Monday, February 27, 2017

Live as He Lived

When 2017 started, I set a goal for myself to memorize one verse a week.  To some, 52 verses sounds overwhelming, but considering I memorize the lyrics to at least 20 songs a year and songs are longer than verses, this didn't seem overly ambitious to me.  I picked a few of the verses based on the fact that they had the word 'grace' in them.  (Acts 20:24, Acts 20:32, 2 Corinthians 12:9-10, Romans 6:14, 2 Peter 3:18, Hebrews 4:16, Hebrews 12:15)  I picked one verse because it comes at the end of the passage in Ezekiel where it talks about the breath breathing in life to the dry bones.  (Ezekiel 37:14) And this weeks verse came because of a video I saw at church yesterday where a canvas print of it was in the background. (1 John 2:5-6)

As I wrote out this weeks verse on my ring bound index cards, and then on the page that houses my list for the week in my planner, I realized that it was fitting beyond measure because I just finished The Broken Way last night.  The title is a reflection of how we are to live the abundant life, the life Jesus lived while He was here ~ broken and given.  This book has not been an easy read.  It has lead to more apologies than I would have thought possible.  It has opened my eyes to the absolute death grip I have on self-preservation and the way I have built up impenetrable walls in and around my heart.  Walls I didn't even know existed.  Slowly, but surely, they are starting to crumble.  I think it helps that with a trusted few I have given the torches, the horns, and the battle cry.  It's also why the Ezekiel verse was last weeks memory verse.  These dry bones need to start rattling and come back to life.

1 John 2:5-6 reads:

But if anyone obeys His word, love for God, is truly made complete in them.  This is how we know we are in Him: Whoever claims to live in Him must live as Jesus did.
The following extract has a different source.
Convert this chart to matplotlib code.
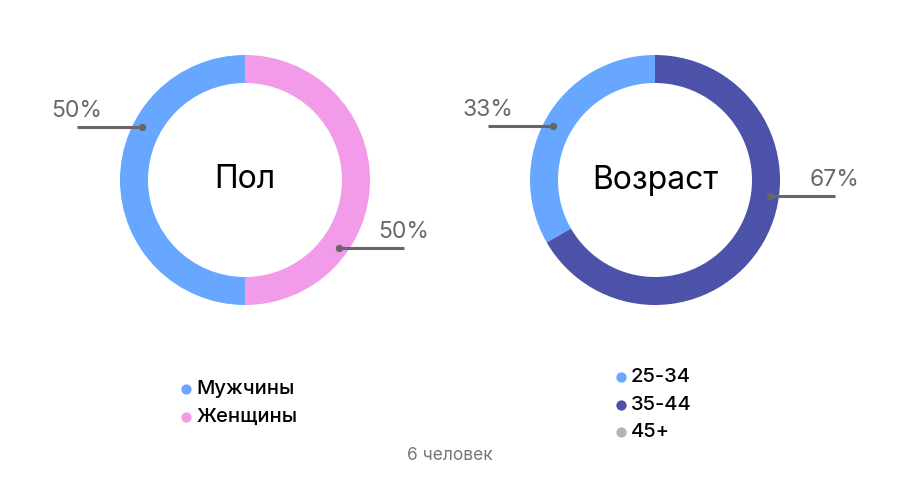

Learning The Broken Way, and all that it entails, has been a challenge.  I'm just at the beginning of this but the manifestations of its impact is evident in things I have done, words I have spoken, prayers I have prayed.  Now more than ever, I want it to be obvious that everything I do is because it's the way Jesus did it.  I know I won't go from this moment forward to the grave doing it perfectly, but my hope is that with each attempt, and with His all sufficient grace, I will get better.  I want my love for God to be complete because His love for me is what will always make and keep me whole.

Father, this year has not been short on Your grace, mercy, or compassion.  You have been there through every painful revelation, opening my eyes to see, my ears to hear, and my heart to know. You have held my hand, lifted me up, and calmed my fears.  The miracle of this communion is one I want to continue to celebrate daily.  Help me to be a living sacrifice, one that shows the broken way that Jesus willingly took for me and all that You have breathed the breath of life into.  Revive the dry bones and make us an army that dances for the joy You have given.  Let our lives be a song that praises You.  In Jesus name, amen.